PTS grieves the loss of Nancy Lapp, curator emerita of the Kelso Museum of Near Eastern Archaeology at Pittsburgh Theological Seminary, who died March 3, 2025, at the age of 95. Nancy served as curator of the Kelso Museum (formerly the Bible Lands Museum) from 1970 until her retirement in 2000. In retirement, she continued to be substantially involved with the Museum, analyzing materials from Kelso-affiliated excavations and receiving teams of scholars from around the world. She also served the Seminary as lecturer in archaeology and Hebrew.

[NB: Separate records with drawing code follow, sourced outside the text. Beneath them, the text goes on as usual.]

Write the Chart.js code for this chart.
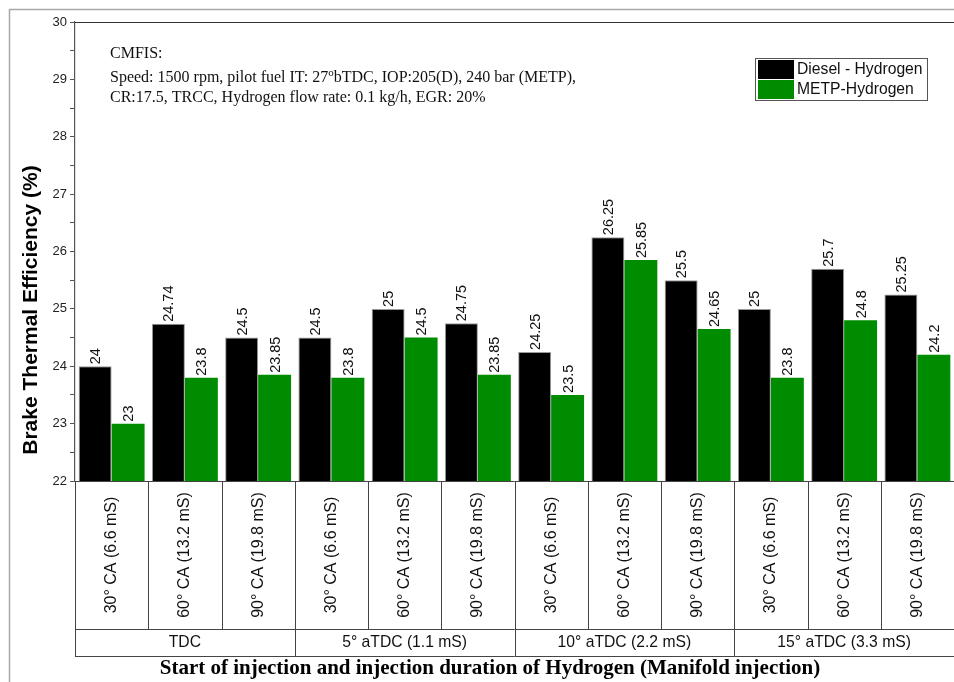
<!DOCTYPE html>
<html>
<head>
<meta charset="utf-8">
<script src="https://cdn.jsdelivr.net/npm/chart.js@4/dist/chart.umd.min.js"></script>
<style>
html,body{margin:0;padding:0;background:#fff;}
#wrap{width:954px;height:682px;position:relative;}
canvas{display:block;}
</style>
</head>
<body>
<div id="wrap"><canvas id="c" width="954" height="682"></canvas></div>
<script>
// ---- data ----
const categories = ["30° CA (6.6 mS)","60° CA (13.2 mS)","90° CA (19.8 mS)",
                    "30° CA (6.6 mS)","60° CA (13.2 mS)","90° CA (19.8 mS)",
                    "30° CA (6.6 mS)","60° CA (13.2 mS)","90° CA (19.8 mS)",
                    "30° CA (6.6 mS)","60° CA (13.2 mS)","90° CA (19.8 mS)"];
const groups = ["TDC","5° aTDC (1.1 mS)","10° aTDC (2.2 mS)","15° aTDC (3.3 mS)"];
const dieselHydrogen = [24, 24.74, 24.5, 24.5, 25, 24.75, 24.25, 26.25, 25.5, 25, 25.7, 25.25];
const metpHydrogen   = [23, 23.8, 23.85, 23.8, 24.5, 23.85, 23.5, 25.85, 24.65, 23.8, 24.8, 24.2];
const seriesNames = ["Diesel - Hydrogen","METP-Hydrogen"];
const yTitle = "Brake Thermal Efficiency (%)";
const xTitle = "Start of injection and injection duration of Hydrogen (Manifold injection)";
const noteLines = ["CMFIS:",
  ["Speed: 1500 rpm, pilot fuel IT: 27","o","bTDC, IOP:205(D), 240 bar (METP),"],
  "CR:17.5, TRCC, Hydrogen flow rate: 0.1 kg/h, EGR: 20%"];

const BLACK = '#000000', GREEN = '#008C00';

const drawPlugin = {
  id: 'custom',
  afterDatasetsDraw(chart) {
    const ctx = chart.ctx;
    ctx.save();
    ctx.font = '14.5px Arial, "Liberation Sans", sans-serif';
    ctx.fillStyle = '#111';
    ctx.textAlign = 'left';
    ctx.textBaseline = 'middle';
    chart.data.datasets.forEach((ds, di) => {
      chart.getDatasetMeta(di).data.forEach((bar, i) => {
        ctx.save();
        ctx.translate(bar.x + 1, bar.y - 2);
        ctx.rotate(-Math.PI / 2);
        ctx.fillText(String(ds.data[i]), 0, 0);
        ctx.restore();
      });
    });
    ctx.restore();
  },
  afterDraw(chart) {
    const ctx = chart.ctx;
    const a = chart.chartArea;
    const x = chart.scales.x;
    const n = categories.length;
    const cw = (a.right - a.left) / n;
    ctx.save();
    // outer frame
    ctx.strokeStyle = '#a8a8a8';
    ctx.lineWidth = 1.5;
    ctx.beginPath();
    ctx.moveTo(9.5, 682); ctx.lineTo(9.5, 9.5); ctx.lineTo(954, 9.5);
    ctx.stroke();
    // top frame of plot
    ctx.strokeStyle = '#333';
    ctx.lineWidth = 1.2;
    ctx.beginPath();
    ctx.moveTo(a.left, a.top + 0.5); ctx.lineTo(a.right, a.top + 0.5);
    ctx.stroke();
    // table
    const rowY = 629, botY = 656;
    ctx.strokeStyle = '#444';
    ctx.lineWidth = 1;
    ctx.beginPath();
    ctx.moveTo(a.left, a.bottom + 0.5); ctx.lineTo(a.right, a.bottom + 0.5);
    ctx.moveTo(a.left, rowY + 0.5); ctx.lineTo(a.right, rowY + 0.5);
    ctx.moveTo(a.left, botY + 0.5); ctx.lineTo(a.right, botY + 0.5);
    ctx.moveTo(a.left + 0.5, a.bottom); ctx.lineTo(a.left + 0.5, botY);
    for (let i = 1; i < n; i++) {
      const xx = Math.round(a.left + i * cw) + 0.5;
      ctx.moveTo(xx, a.bottom);
      ctx.lineTo(xx, i % 3 === 0 ? botY : rowY);
    }
    ctx.stroke();
    // category labels
    ctx.fillStyle = '#111';
    ctx.font = '16px Arial, "Liberation Sans", sans-serif';
    ctx.textAlign = 'center';
    ctx.textBaseline = 'middle';
    categories.forEach((c, i) => {
      const cx = x.getPixelForValue(i);
      ctx.save();
      ctx.translate(cx, 555);
      ctx.rotate(-Math.PI / 2);
      ctx.fillText(c, 0, 0);
      ctx.restore();
    });
    // group labels
    ctx.font = '15.7px Arial, "Liberation Sans", sans-serif';
    groups.forEach((g, gi) => {
      const gx = (x.getPixelForValue(gi * 3) + x.getPixelForValue(gi * 3 + 2)) / 2;
      ctx.fillText(g, gx, 643);
    });
    // x title
    ctx.font = 'bold 21px "Liberation Serif", "Times New Roman", serif';
    ctx.fillStyle = '#000';
    ctx.fillText(xTitle, 490, 669);
    // y title
    ctx.save();
    ctx.translate(31, 310);
    ctx.rotate(-Math.PI / 2);
    ctx.font = 'bold 21px Arial, "Liberation Sans", sans-serif';
    ctx.fillText(yTitle, 0, 0);
    ctx.restore();
    // note
    ctx.textAlign = 'left';
    ctx.font = '16px "Liberation Serif", "Times New Roman", serif';
    ctx.fillStyle = '#111';
    ctx.fillText(noteLines[0], 110, 54);
    let px = 110;
    const l2 = noteLines[1];
    ctx.fillText(l2[0], px, 78); px += ctx.measureText(l2[0]).width;
    ctx.font = '11px "Liberation Serif", "Times New Roman", serif';
    ctx.fillText(l2[1], px, 73); px += ctx.measureText(l2[1]).width;
    ctx.font = '16px "Liberation Serif", "Times New Roman", serif';
    ctx.fillText(l2[2], px, 78);
    ctx.fillText(noteLines[2], 110, 98);
    // legend
    const lx = 755, ly = 58, lw = 172, lh = 42;
    ctx.fillStyle = '#fff';
    ctx.fillRect(lx, ly, lw, lh);
    ctx.strokeStyle = '#555';
    ctx.lineWidth = 1;
    ctx.strokeRect(lx + 0.5, ly + 0.5, lw, lh);
    ctx.font = '15.7px Arial, "Liberation Sans", sans-serif';
    chart.data.datasets.forEach((ds, di) => {
      const sy = ly + 2 + di * 20;
      ctx.fillStyle = ds.backgroundColor;
      ctx.fillRect(lx + 3, sy, 36, 19);
      ctx.fillStyle = '#111';
      ctx.fillText(ds.label, lx + 42, sy + 10);
    });
    ctx.restore();
  }
};

new Chart(document.getElementById('c'), {
  type: 'bar',
  data: {
    labels: categories,
    datasets: [
      { label: seriesNames[0], data: dieselHydrogen, backgroundColor: BLACK, borderColor: '#9a9a9a', borderWidth: 1 },
      { label: seriesNames[1], data: metpHydrogen, backgroundColor: GREEN, borderColor: '#2a9a2a', borderWidth: 0 }
    ]
  },
  options: {
    responsive: false,
    devicePixelRatio: 1,
    animation: false,
    layout: { padding: { left: 0, right: 0, top: 22, bottom: 201 } },
    plugins: { legend: { display: false }, tooltip: { enabled: false } },
    datasets: { bar: { categoryPercentage: 0.9, barPercentage: 1.0 } },
    scales: {
      x: { display: false, offset: true },
      y: {
        min: 22, max: 30,
        afterFit(s) { s.width = 75; },
        border: { display: true, color: '#555', width: 1.2 },
        grid: { drawOnChartArea: false, drawTicks: true, tickLength: 5, color: '#555' },
        ticks: {
          stepSize: 0.5, autoSkip: false, padding: 3,
          color: '#222',
          font: { family: 'Arial, "Liberation Sans", sans-serif', size: 13 },
          callback: v => Number.isInteger(v) ? String(v) : ''
        }
      }
    }
  },
  plugins: [drawPlugin]
});
</script>
</body>
</html>
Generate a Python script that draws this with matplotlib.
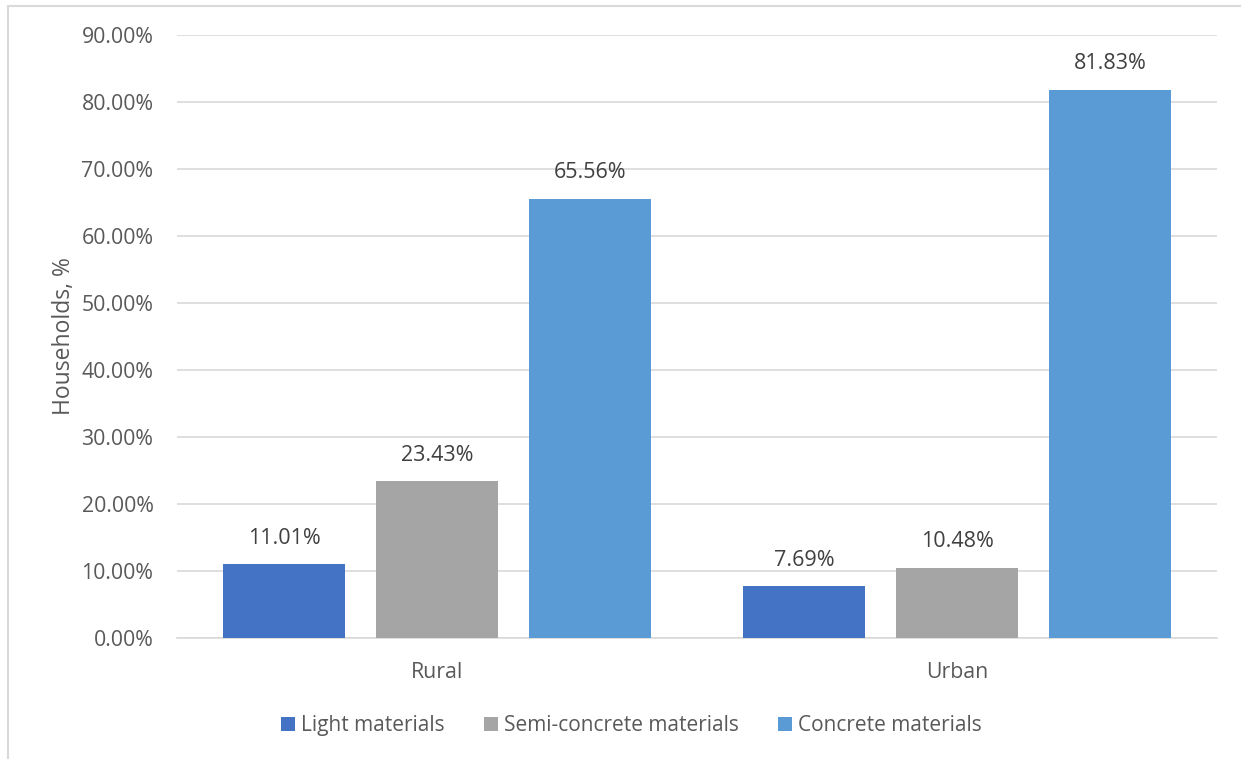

Lapp was a widely respected and internationally recognized figure in the field of Eastern Mediterranean archaeology, a discipline in which she accrued more than 50 years of experience. Renowned for both her fieldwork and publications, Nancy served as the first female research assistant to Dr. William F. Albright, widely regarded as the “father of biblical archaeology,” at Johns Hopkins University. She was heavily involved in the running of the American School of Oriental Research (now the American Society of Overseas Research) while her husband, Dr. Paul Lapp (who taught at PTS from 1962 to 1965), directed it, and she maintained strong ties with ASOR throughout her life. After her husband’s sudden death in 1970, she analyzed and published materials from the excavations on which they both had worked (an endeavor which she successfully completed through decades of work), including expeditions to Bab adh-Dhra, Shechem, Tell el-Ful (possibly Gibeah of Saul), the Wadi ad-Daliyah (where caves yielded manuscripts dating from the fourth century BCE), and others. In recognition of her contributions to the field, ASOR created the Nancy Lapp Popular Book Award, first presented in November 2015.
“Not only has the Seminary lost a substantial contributor and friend, but the field of biblical archaeology has lost a significant figure,” says the Rev. Dr. Asa Lee, president of Pittsburgh Theological Seminary. “Nancy Lapp was a seminal figure in the maintenance, support, and preservation of the Seminary’s Kelso Museum, particularly its archives and records. The Seminary joins with the scholarly community to honor the life of a friend and colleague. Nancy’s work and legacy are secure through what she leaves for us to study and cherish. Though her work lives on, Nancy herself will be dearly missed.”